Worse than that, Philly was truly doomed if I told anyone I thought they’d win or did anything but shrug when someone else predicted a victory. Again, my brain automatically linked one of my outspoken predictions of a win to an actual loss. What great power I have.
These ideas are totally irrational (borderline delusional). If I examined the Eagles’ record in the games I’ve managed to watch over the last 21 years, their actual record is probably close to .500. There is no relationship between my viewing the game or my predictions of victory and the final score, but my brain (and yours) makes all kinds of errors—like discounting contrary evidence as a fluke—that maintain my belief in my awesome power.
Even now, your humble narrator is questioning the wisdom of writing about the game. But I know the only way to overcome superstitious behavior is to face the troublesome situation without doing what’s supposed to ward off danger. Doing so repeatedly will loosen the connection between my behavior and the outcome, and my brain will realize those bad and good things happen no matter what I say or do.
Now we treat the superstitious behavior with the best treatment available: exposure with response prevention.
To break the cycle, I must willingly engage in the anxiety-provoking behavior (exposure) without running away (response prevention). So, bombs away: The Eagles will win Super Bowl LII by at least 10 points.
The Patriots’ “greatest-of-all-time” quarterback and coach duo will make it interesting. but the Eagles two wins as underdogs (in truly spectacular fashion the second time) gives them more immediate momentum.
The Eagles will grab an early lead that their spectacular (#1 in points-per-game) defense will guard. Tom Brady will be escorted to the ground several times by Fletcher Cox and Brandon Graham.

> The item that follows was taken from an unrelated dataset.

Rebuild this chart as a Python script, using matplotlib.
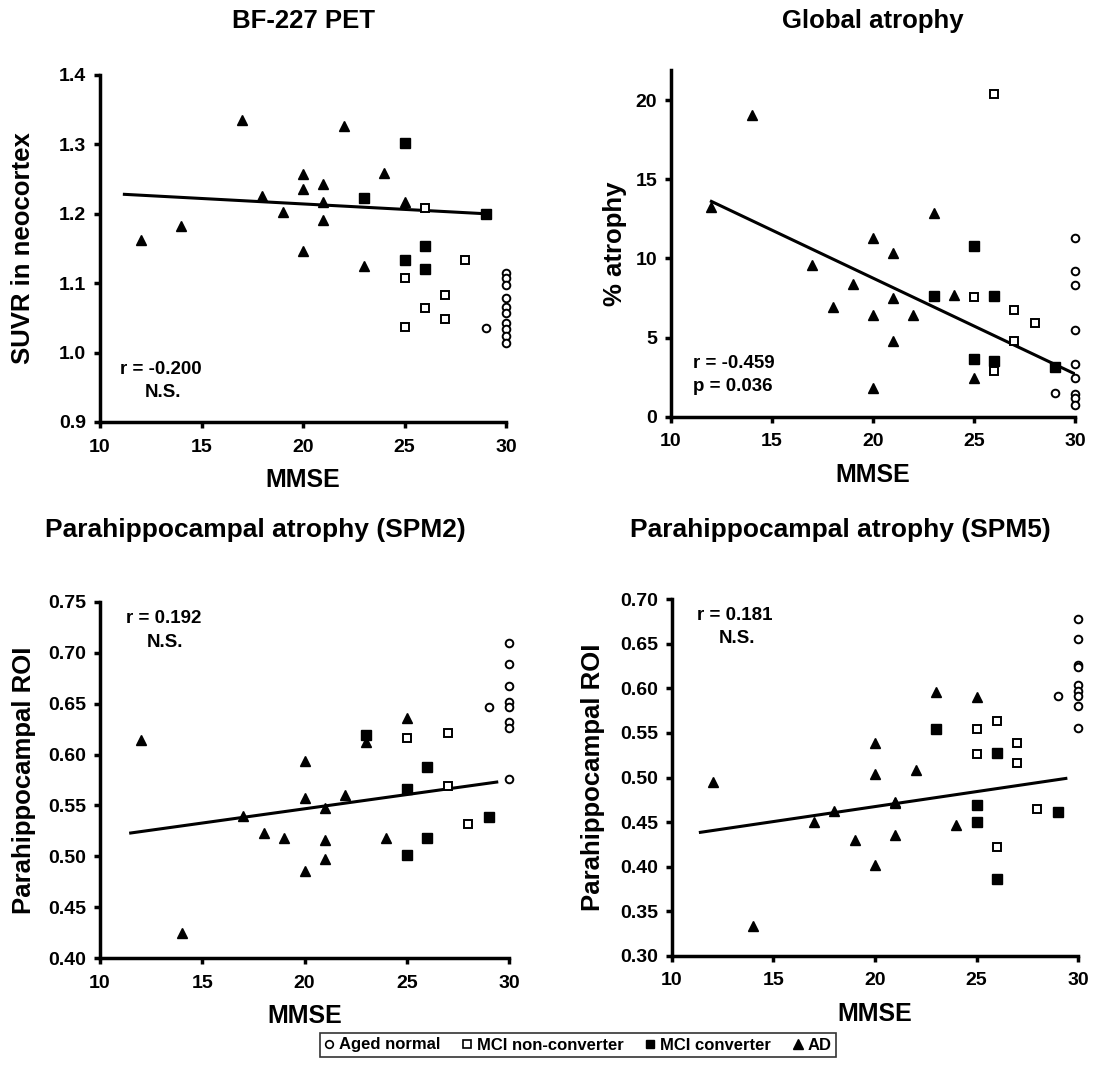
import matplotlib
matplotlib.use("Agg")
import matplotlib.pyplot as plt
from matplotlib.lines import Line2D

plt.rcParams['font.family'] = ['Liberation Sans', 'DejaVu Sans']
plt.rcParams['font.weight'] = 'bold'

# MMSE per group (shared across panels)
ad_mmse = [12, 14, 17, 18, 19, 20, 20, 20, 21, 21, 21, 22, 23, 24, 25]
conv_mmse = [23, 25, 25, 26, 26, 29]
nonconv_mmse = [25, 25, 26, 26, 27, 27, 28]

# BF-227 PET (SUVR in neocortex)
ad_pet = [1.162, 1.183, 1.335, 1.225, 1.203, 1.257, 1.235, 1.146, 1.243, 1.217, 1.191, 1.326, 1.125, 1.259, 1.217]
conv_pet = [1.222, 1.302, 1.134, 1.154, 1.120, 1.199]
nonconv_pet = [1.108, 1.037, 1.208, 1.064, 1.083, 1.049, 1.133]
normal_mmse_pet = [29] + [30] * 10
normal_pet = [1.036, 1.115, 1.107, 1.097, 1.079, 1.066, 1.057, 1.042, 1.034, 1.024, 1.014]
pet_fit_x = [11.2, 29]
pet_fit_y = [1.228, 1.200]

# Global atrophy (%)
ad_atrophy = [13.25, 19.05, 9.56, 6.96, 8.38, 11.29, 6.44, 1.84, 10.34, 7.49, 4.75, 6.44, 12.87, 7.70, 2.43]
conv_atrophy = [7.6, 10.76, 3.63, 7.6, 3.54, 3.16]
nonconv_atrophy = [7.56, 3.63, 20.36, 2.91, 6.71, 4.81, 5.91]
normal_mmse_atrophy = [29] + [30] * 9
normal_atrophy = [1.48, 11.29, 9.18, 8.34, 5.49, 3.34, 2.43, 1.44, 1.16, 0.74]
atrophy_fit_x = [12, 30]
atrophy_fit_y = [13.6, 2.7]

# Parahippocampal ROI (SPM2)
ad_spm2 = [0.614, 0.425, 0.540, 0.523, 0.518, 0.594, 0.557, 0.486, 0.548, 0.516, 0.497, 0.560, 0.612, 0.518, 0.636]
conv_spm2 = [0.619, 0.566, 0.501, 0.588, 0.518, 0.539]
nonconv_spm2 = [0.616, 0.566, 0.588, 0.518, 0.6215, 0.569, 0.5315]
normal_mmse_spm2 = [29] + [30] * 8
normal_spm2 = [0.647, 0.709, 0.689, 0.667, 0.652, 0.647, 0.632, 0.626, 0.576]
spm2_fit_x = [11.5, 29.4]
spm2_fit_y = [0.523, 0.573]

# Parahippocampal ROI (SPM5)
ad_spm5 = [0.495, 0.333, 0.450, 0.462, 0.430, 0.539, 0.504, 0.402, 0.471, 0.435, 0.472, 0.508, 0.596, 0.447, 0.590]
conv_spm5 = [0.555, 0.469, 0.450, 0.528, 0.386, 0.461]
nonconv_spm5 = [0.554, 0.526, 0.563, 0.422, 0.539, 0.516, 0.465]
normal_mmse_spm5 = [29] + [30] * 9
normal_spm5 = [0.591, 0.678, 0.655, 0.626, 0.624, 0.604, 0.597, 0.591, 0.580, 0.556]
spm5_fit_x = [11.4, 29.4]
spm5_fit_y = [0.4385, 0.499]

group_labels = ['Aged normal', 'MCI non-converter', 'MCI converter', 'AD']
x_ticks = [10, 15, 20, 25, 30]

fig = plt.figure(figsize=(10.93, 10.77), dpi=100)

# (left, bottom, width, height) in figure fraction
positions = [
    (0.0915, 0.6082, 0.3715, 0.3222),
    (0.6139, 0.6131, 0.3696, 0.3219),
    (0.0915, 0.1102, 0.3742, 0.3311),
    (0.6148, 0.1126, 0.3715, 0.3309),
]

panels = [
    dict(normal=(normal_mmse_pet, normal_pet), ad=ad_pet, conv=conv_pet, nonconv=nonconv_pet,
         fit=(pet_fit_x, pet_fit_y), ylim=(0.9, 1.4), yticks=[0.9, 1.0, 1.1, 1.2, 1.3, 1.4], fmt='{:.1f}',
         ylabel='SUVR in neocortex', ylab_x=-0.16, xlab_y=-0.133,
         stats=['r = -0.200', 'N.S.'], stat_pos=[(0.049, 0.15), (0.11, 0.086)]),
    dict(normal=(normal_mmse_atrophy, normal_atrophy), ad=ad_atrophy, conv=conv_atrophy, nonconv=nonconv_atrophy,
         fit=(atrophy_fit_x, atrophy_fit_y), ylim=(0, 21.9), yticks=[0, 5, 10, 15, 20], fmt='{:.0f}',
         ylabel='% atrophy', ylab_x=-0.11, xlab_y=-0.133,
         stats=['r = -0.459', 'p = 0.036'], stat_pos=[(0.054, 0.154), (0.054, 0.087)]),
    dict(normal=(normal_mmse_spm2, normal_spm2), ad=ad_spm2, conv=conv_spm2, nonconv=nonconv_spm2,
         fit=(spm2_fit_x, spm2_fit_y), ylim=(0.40, 0.75), yticks=[0.40, 0.45, 0.50, 0.55, 0.60, 0.65, 0.70, 0.75],
         fmt='{:.2f}', ylabel='Parahippocampal ROI', ylab_x=-0.156, xlab_y=-0.129,
         stats=['r = 0.192', 'N.S.'], stat_pos=[(0.064, 0.953), (0.114, 0.885)]),
    dict(normal=(normal_mmse_spm5, normal_spm5), ad=ad_spm5, conv=conv_spm5, nonconv=nonconv_spm5,
         fit=(spm5_fit_x, spm5_fit_y), ylim=(0.30, 0.70), yticks=[0.30, 0.35, 0.40, 0.45, 0.50, 0.55, 0.60, 0.65, 0.70],
         fmt='{:.2f}', ylabel='Parahippocampal ROI', ylab_x=-0.165, xlab_y=-0.129,
         stats=['r = 0.181', 'N.S.'], stat_pos=[(0.062, 0.954), (0.114, 0.89)]),
]

for pos, p in zip(positions, panels):
    ax = fig.add_axes(pos)
    ax.plot(p['fit'][0], p['fit'][1], color='black', lw=2.2, zorder=2)
    ax.plot(p['normal'][0], p['normal'][1], 'o', ms=5.5, mfc='white', mec='black', mew=1.4, clip_on=False, zorder=3)
    ax.plot(nonconv_mmse, p['nonconv'], 's', ms=5.8, mfc='white', mec='black', mew=1.4, clip_on=False, zorder=3)
    ax.plot(conv_mmse, p['conv'], 's', ms=6.5, mfc='black', mec='black', clip_on=False, zorder=4)
    ax.plot(ad_mmse, p['ad'], '^', ms=7.5, mfc='black', mec='black', clip_on=False, zorder=4)

    ax.set_xlim(10, 30)
    ax.set_ylim(*p['ylim'])
    ax.set_xticks(x_ticks)
    ax.set_xticklabels([str(t) for t in x_ticks], fontsize=14, fontweight='bold')
    ax.set_yticks(p['yticks'])
    ax.set_yticklabels([p['fmt'].format(t) for t in p['yticks']], fontsize=14, fontweight='bold')
    for side in ['top', 'right']:
        ax.spines[side].set_visible(False)
    for side in ['left', 'bottom']:
        ax.spines[side].set_linewidth(2.5)
    ax.tick_params(width=2.5, length=4, direction='out')
    ax.tick_params(axis='x', pad=8)
    ax.tick_params(axis='y', pad=6)
    ax.set_xlabel('MMSE', fontsize=18, fontweight='bold')
    ax.set_ylabel(p['ylabel'], fontsize=18.5, fontweight='bold')
    ax.xaxis.set_label_coords(0.5, p['xlab_y'])
    ax.yaxis.set_label_coords(p['ylab_x'], 0.5)

    for txt, (tx, ty) in zip(p['stats'], p['stat_pos']):
        ax.text(tx, ty, txt, transform=ax.transAxes, fontsize=13.5, fontweight='bold', va='center', ha='left')

fig.text(303 / 1093, 1 - 21 / 1077, 'BF-227 PET', ha='center', va='center', fontsize=18.5, fontweight='bold')
fig.text(873 / 1093, 1 - 21 / 1077, 'Global atrophy', ha='center', va='center', fontsize=18.5, fontweight='bold')
fig.text(255 / 1093, 1 - 530 / 1077, 'Parahippocampal atrophy (SPM2)', ha='center', va='center', fontsize=19, fontweight='bold')
fig.text(840 / 1093, 1 - 530 / 1077, 'Parahippocampal atrophy (SPM5)', ha='center', va='center', fontsize=19, fontweight='bold')

handles = [
    Line2D([], [], ls='none', marker='o', ms=5.5, mfc='white', mec='black', mew=1.2),
    Line2D([], [], ls='none', marker='s', ms=5.5, mfc='white', mec='black', mew=1.2),
    Line2D([], [], ls='none', marker='s', ms=5.5, mfc='black', mec='black'),
    Line2D([], [], ls='none', marker='^', ms=6.5, mfc='black', mec='black'),
]
leg = fig.legend(handles, group_labels, loc='center', bbox_to_anchor=(578 / 1093, 1 - 1045 / 1077), ncol=4,
                 frameon=True, fancybox=False, edgecolor='black', prop={'weight': 'bold', 'size': 12},
                 handlelength=0.6, handletextpad=0.3, columnspacing=1.3, borderpad=0.25)
leg.get_frame().set_linewidth(1.2)

fig.savefig('out.png', dpi=100, facecolor='white')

He will be forced to try complex Triple Lindy-esque flea-flickers that won’t fool the Eagles for long and may ultimately backfire. The Patriots are unlikely to win without a positive turnover differential, and trickery can go wrong quickly. Malcolm Jenkins will make Rob Gronkowski’s return from concussion protocol a non-issue.
The Eagles’ 6th-ranked rushers will cut through the Patriots’ 30th-ranked rushing defense like hot knives through butter. LeGarrette Blount, Jay Ajayi, and (my almost hometown guy) Corey Clement will nullify the defense to the point where Alshon Jefferey, Torrey Smith, and Nelson Agholor can make easy work of big-yardage catches for touchdowns. Zach Ertz will be a standout with clutch catches under duress. I expect a couple of timely plays from Brent Celek, too.
Lots of experts make a big deal of the comparison between the sainted Tom Brady and Nick Foles. Brady’s been here before, many, many times, and there’s no substitute for experience. Relatively few of the Patriots have played against Foles, so experience will be no help there. In their latest performances, Brady showed he can lead his team to a comeback while Foles showed he can lead his team to an insurmountable lead. That with the Eagles defense give the advantage to Foles. Add Doug Pederson’s performance this season, and the Brady-Belichick wonder twins don’t look as insurmountable.
Call them underdogs. They’ll bark louder and bite harder.
I will watch till the bitter or sweet end, no matter what happens, and writing this will have no effect on the final score. Fly, Eagles, Fly!
This is for my Dad, with whom I share a love of Philly sports. Thanks, Dude. I’ll see you at the parade down Broad Street.